From Uncertainty to Impact through ‘Women Cooperate – Creating the Future’
Ms. Thuỳ describes her second participation in the program as “rain after a long drought.” At a time when HNH had strong products but struggled to reach the market, in-depth mentoring sessions, expert guidance, and investment connections helped her identify a new direction—integrating tradition with technology, offline with online, and products with experiences.
As a result, YORI adopted a multi-channel distribution strategy, expanding into supermarkets, convenience stores, and e-commerce platforms, while simultaneously building a more structured and professional workforce. For Ms. Thuỳ, cultivating corporate culture is the foundation that enables YORI not only to survive, but to grow sustainably.
“There are many businesses like ours in the market, but if we do our work exceptionally well, customers will recognize it—and they will stay.”
Rather than racing for speed, she chose a slower but steadier path, where consumer trust is built through transparency, dedication, and genuine quality.
From Vietnamese Family Meals to a Vision of High-Value Agriculture
The success of HNH–YORI is not merely measured by shelf placement.

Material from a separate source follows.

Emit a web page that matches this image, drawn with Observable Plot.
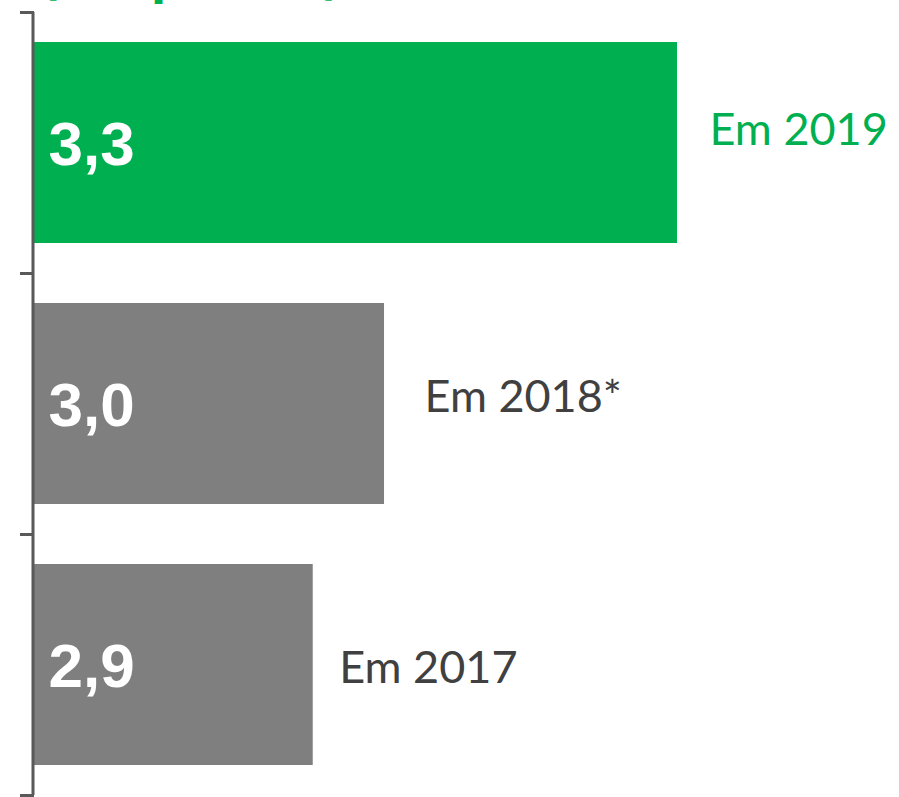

It represents a journey toward redefining standards in the clean food industry—not only clean ingredients, but clean practices, clean thinking, transparent operations, and a clear commitment to social responsibility.
Ms. Thuỳ—the woman behind HNH—has also emerged as a compelling role model within the community of female entrepreneurs: resilient, responsible, and humble. She never claims success for herself alone, instead consistently acknowledging the collective efforts of farmers, employees, mentors, and the program as indispensable parts of the journey.
“Gratitude to our mentors. Gratitude to fellow women CEOs—we share a common purpose: to build and serve a better society.”
Today, HNH Food and the YORI project increasingly represent a new generation of clean food enterprises—deeply rooted in Vietnamese agriculture, modernized in product development, and guided by a strong spirit of service.
For them, “the family meal” is more than food. It is a bond, a standard of living, and a statement of belief: that Vietnamese people deserve clean food, healthy lives, and confidence in the value of their own agricultural products.